• _What this task involves_
Without the pictures, can you quote each line below exactly?
↓↓↓
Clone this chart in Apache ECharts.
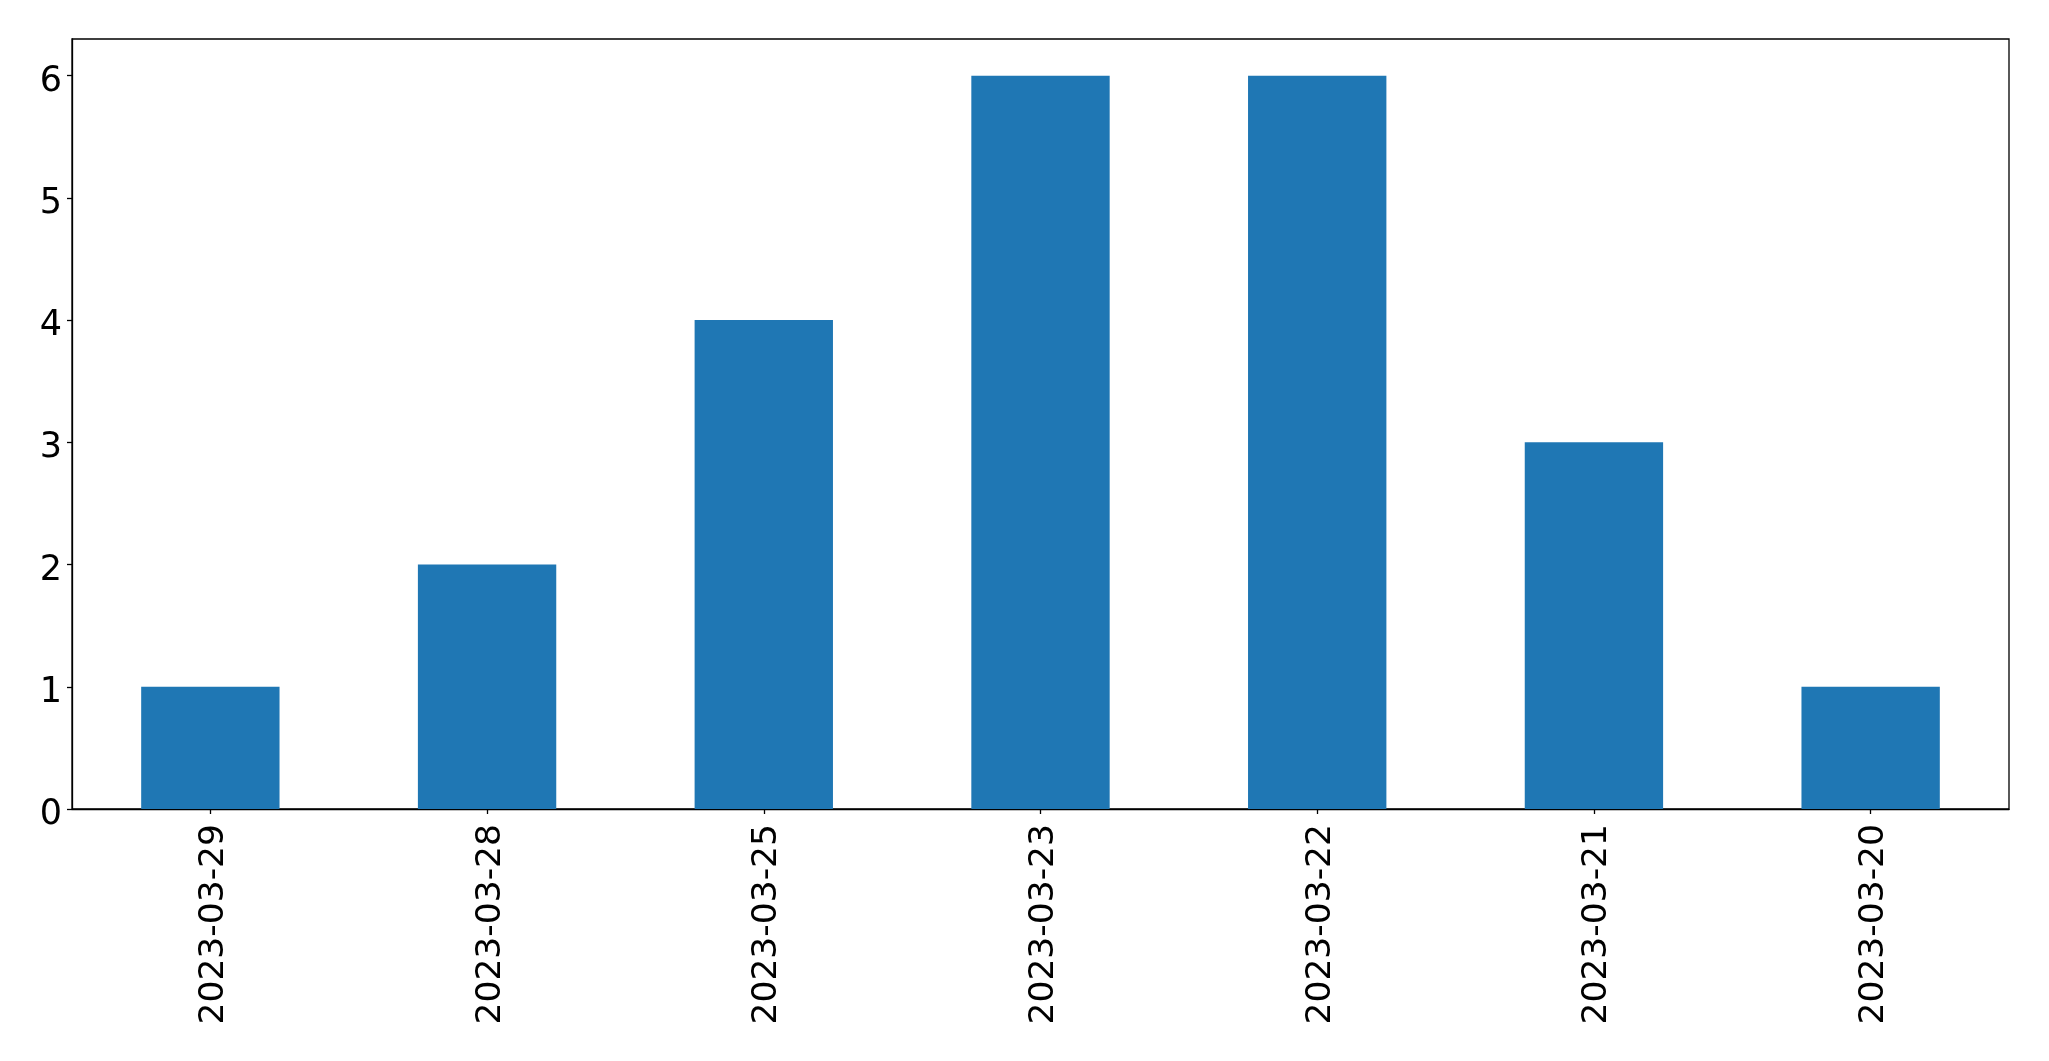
<!DOCTYPE html>
<html>
<head>
<meta charset="utf-8">
<script src="https://cdn.jsdelivr.net/npm/echarts@6/dist/echarts.min.js"></script>
<style>
html,body{margin:0;padding:0;background:#fff;}
#main{width:2049px;height:1061px;}
</style>
</head>
<body>
<div id="main"></div>
<script>
const categories = ["2023-03-29","2023-03-28","2023-03-25","2023-03-23","2023-03-22","2023-03-21","2023-03-20"];
const counts = [1, 2, 4, 6, 6, 3, 1];
const yTicks = [0, 1, 2, 3, 4, 5, 6];

const chart = echarts.init(document.getElementById('main'), null, {renderer: 'canvas'});
const font = 'DejaVu Sans';
chart.setOption({
  animation: false,
  backgroundColor: '#ffffff',
  grid: {
    left: 72, right: 40, top: 39, bottom: 252,
    containLabel: false,
    show: true, borderColor: '#000', borderWidth: 1.3, backgroundColor: 'transparent'
  },
  xAxis: {
    type: 'category',
    data: categories,
    boundaryGap: true,
    axisLine: {show: true, lineStyle: {color: '#000', width: 1.3}},
    axisTick: {show: true, alignWithLabel: true, length: 5, lineStyle: {color: '#000', width: 1.3}},
    axisLabel: {rotate: 90, margin: 15, color: '#000', fontFamily: font, fontSize: 34.5, verticalAlign: 'top', lineHeight: 7},
    splitLine: {show: false}
  },
  yAxis: {
    type: 'value',
    min: 0, max: 6.3, interval: 1,
    axisLine: {show: true, lineStyle: {color: '#000', width: 1.3}},
    axisTick: {show: true, length: 5, customValues: yTicks, lineStyle: {color: '#000', width: 1.3}},
    axisLabel: {margin: 10, color: '#000', fontFamily: font, fontSize: 35, customValues: yTicks, verticalAlign: 'top', lineHeight: 12},
    splitLine: {show: false}
  },
  series: [{
    type: 'bar',
    data: counts,
    barWidth: '50%',
    itemStyle: {color: '#1f77b4'}
  }]
});
</script>
</body>
</html>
↑↑↑
• _The response_
Clone this chart in Apache ECharts.
<!DOCTYPE html>
<html>
<head>
<meta charset="utf-8">
<script src="https://cdn.jsdelivr.net/npm/echarts@6/dist/echarts.min.js"></script>
<style>
html,body{margin:0;padding:0;background:#fff;}
#main{width:2049px;height:1061px;}
</style>
</head>
<body>
<div id="main"></div>
<script>
const categories = ["2023-03-29","2023-03-28","2023-03-25","2023-03-23","2023-03-22","2023-03-21","2023-03-20"];
const counts = [1, 2, 4, 6, 6, 3, 1];
const yTicks = [0, 1, 2, 3, 4, 5, 6];

const chart = echarts.init(document.getElementById('main'), null, {renderer: 'canvas'});
const font = 'DejaVu Sans';
chart.setOption({
  animation: false,
  backgroundColor: '#ffffff',
  grid: {
    left: 72, right: 40, top: 39, bottom: 252,
    containLabel: false,
    show: true, borderColor: '#000', borderWidth: 1.3, backgroundColor: 'transparent'
  },
  xAxis: {
    type: 'category',
    data: categories,
    boundaryGap: true,
    axisLine: {show: true, lineStyle: {color: '#000', width: 1.3}},
    axisTick: {show: true, alignWithLabel: true, length: 5, lineStyle: {color: '#000', width: 1.3}},
    axisLabel: {rotate: 90, margin: 15, color: '#000', fontFamily: font, fontSize: 34.5, verticalAlign: 'top', lineHeight: 7},
    splitLine: {show: false}
  },
  yAxis: {
    type: 'value',
    min: 0, max: 6.3, interval: 1,
    axisLine: {show: true, lineStyle: {color: '#000', width: 1.3}},
    axisTick: {show: true, length: 5, customValues: yTicks, lineStyle: {color: '#000', width: 1.3}},
    axisLabel: {margin: 10, color: '#000', fontFamily: font, fontSize: 35, customValues: yTicks, verticalAlign: 'top', lineHeight: 12},
    splitLine: {show: false}
  },
  series: [{
    type: 'bar',
    data: counts,
    barWidth: '50%',
    itemStyle: {color: '#1f77b4'}
  }]
});
</script>
</body>
</html>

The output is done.